Il s'agissait de la bibliothèque de ces ascètes, cachée précipitamment lors de l'invasion romaine en l'an 70, la Xe Légion Foetensis, rouleau compresseur... bibliothèque restée intacte pendant dix-neuf  siècles, à cause de la grande sécheresse des lieux. Il est à penser que Jean-Baptiste a dû fréquenter ce monastère, pour son noviciat, et pour d'autres stages de formation.
Pour ne rien vous cacher, j'éprouve personnellement une affection particulière pour ces moines du temps de Jésus, à cause de leur grande rigueur, par opposition aux magouilles que l'on rencontre stigmatisées dans tout l'évangile, la médiocrité ambiante, et crasse. Certes, les positions des esséniens et celles de Jésus vont diverger sur de nombreux points, mais cependant l'exemple de ces solitaires est assez précieux, dans un monde délabré, je veux dire : le leur et le nôtre !
Les esséniens pratiquaient de nombreuses ablutions rituelles, bains et aspersions purificatoires.
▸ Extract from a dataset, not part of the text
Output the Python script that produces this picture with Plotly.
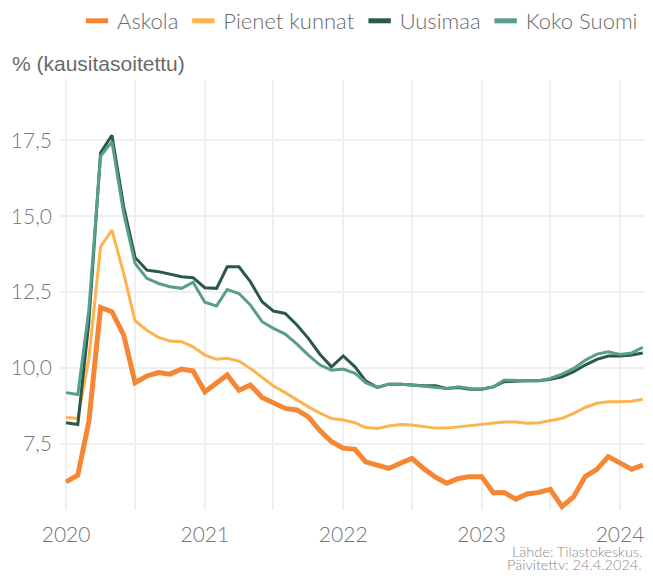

Ils avaient organisé tout un réseau pour capter les eaux de pluie et de source, les conserver et les répartir.
Notons cependant une autre différence : le baptême chez eux était répétitif, tandis que le baptême donné par Jean, ainsi que le baptême chrétien, ne le sont pas. Pour Jean-Baptiste et nous, c'est une seule fois que l'on est plongé, l'empreinte donnée étant profonde, et unique.
Le baptême de conversion
Je voudrais revenir sur ce que Marc l'évangéliste veut nous dire quand il parle de "baptême de conversion". La conversion, comprenons bien, ne consiste pas ici à changer de religion, mais tout simplement à passer d'une religion théorique, à une religion vécue, et pratiquée.
Marc demande de trancher dans le vif, par rapport à certains péchés. C'est ce que fait Zachée quand il dit à Jésus qu'il va donner la moitié de ses biens, et rendre au quadruple ce qu'il a détourné. Imaginez aujourd'hui la tête qu'ils feraient, les traders, les financiers et les agents de change si un nouveau Zachée débarquait subito chez eux.
Matthieu, dans le passage parallèle à Marc parle, lui, d'un baptême de feu. Le feu comme symbole plus fort de conversion et purification, le feu évoquant la colère de Dieu.
Je relisais dernièrement le livre fameux de Georges Bernanos, Sous le soleil de Satan. J'ai aussi réfléchi à tout ce que nous a apporté ce grand chrétien. Comme Jean-Baptiste, lui non plus n'avait pas sa langue dans sa poche.
Bernanos insiste sur le mystère ténébreux du péché, tout cet environnement délétère que le mal véhicule avec lui, complicités, connivences nocturnes, j'en viendrais presque à parler de métastases.
Chers amis, vous le sentez, les leçons que nous donnent, entre autres, Jean-Baptiste et Georges Bernanos, sont particulièrement utiles, pour ne pas dire indispensables actuellement, une époque dans laquelle on voudrait presque supprimer les notions de bien et de mal, pour mettre à la place je ne sais quelle psychologie de bazar. L'homme naturellement bon, c'est vraiment rigolo, ne trouvez-vous pas ?
En conclusion, deux points :

  • Essayons, dans notre entourage, de mieux faire comprendre l'importance du baptême, même donné à des enfants. Le baptême et son suivi, le catéchisme entre autres.
  • Quant à nous, acceptons de pratiquer en ce temps de l'Avent, une certaine cautérisation du mal et de ses racines, dans notre coeur et dans notre vie, par les sacrements, la prière et le partage.

 

Amen.
*L'abbé Pierre Guéroult est curé de Beuzeville-la-Grenier (76)

Marc 1,1-8
1 Commencement de l'Évangile de Jésus Christ, Fils de Dieu. 2 Selon qu'il est écrit dans Isaïe le prophète: Voici que j'envoie mon messager en avant de toi pour préparer ta route. 3 Voix de celui qui crie dans le désert: Préparez le chemin du Seigneur, rendez droits ses sentiers, 4 Jean le Baptiste fut dans le désert, proclamant un baptême de repentir pour la rémission des péchés. 5 Et s'en allaient vers lui tout le pays de Judée et tous les habitants de Jérusalem, et ils se faisaient baptiser par lui dans les eaux du Jourdain, en confessant leurs péchés. 6 Jean était vêtu d'une peau de chameau et mangeait des sauterelles et du miel sauvage. 7 Et il proclamait: "Vient derrière moi celui qui est plus fort que moi, dont je ne suis pas digne, en me courbant, de délier la courroie de ses sandales. 8 Moi, je vous ai baptisés avec de l'eau, mais lui vous baptisera avec l'Esprit Saint."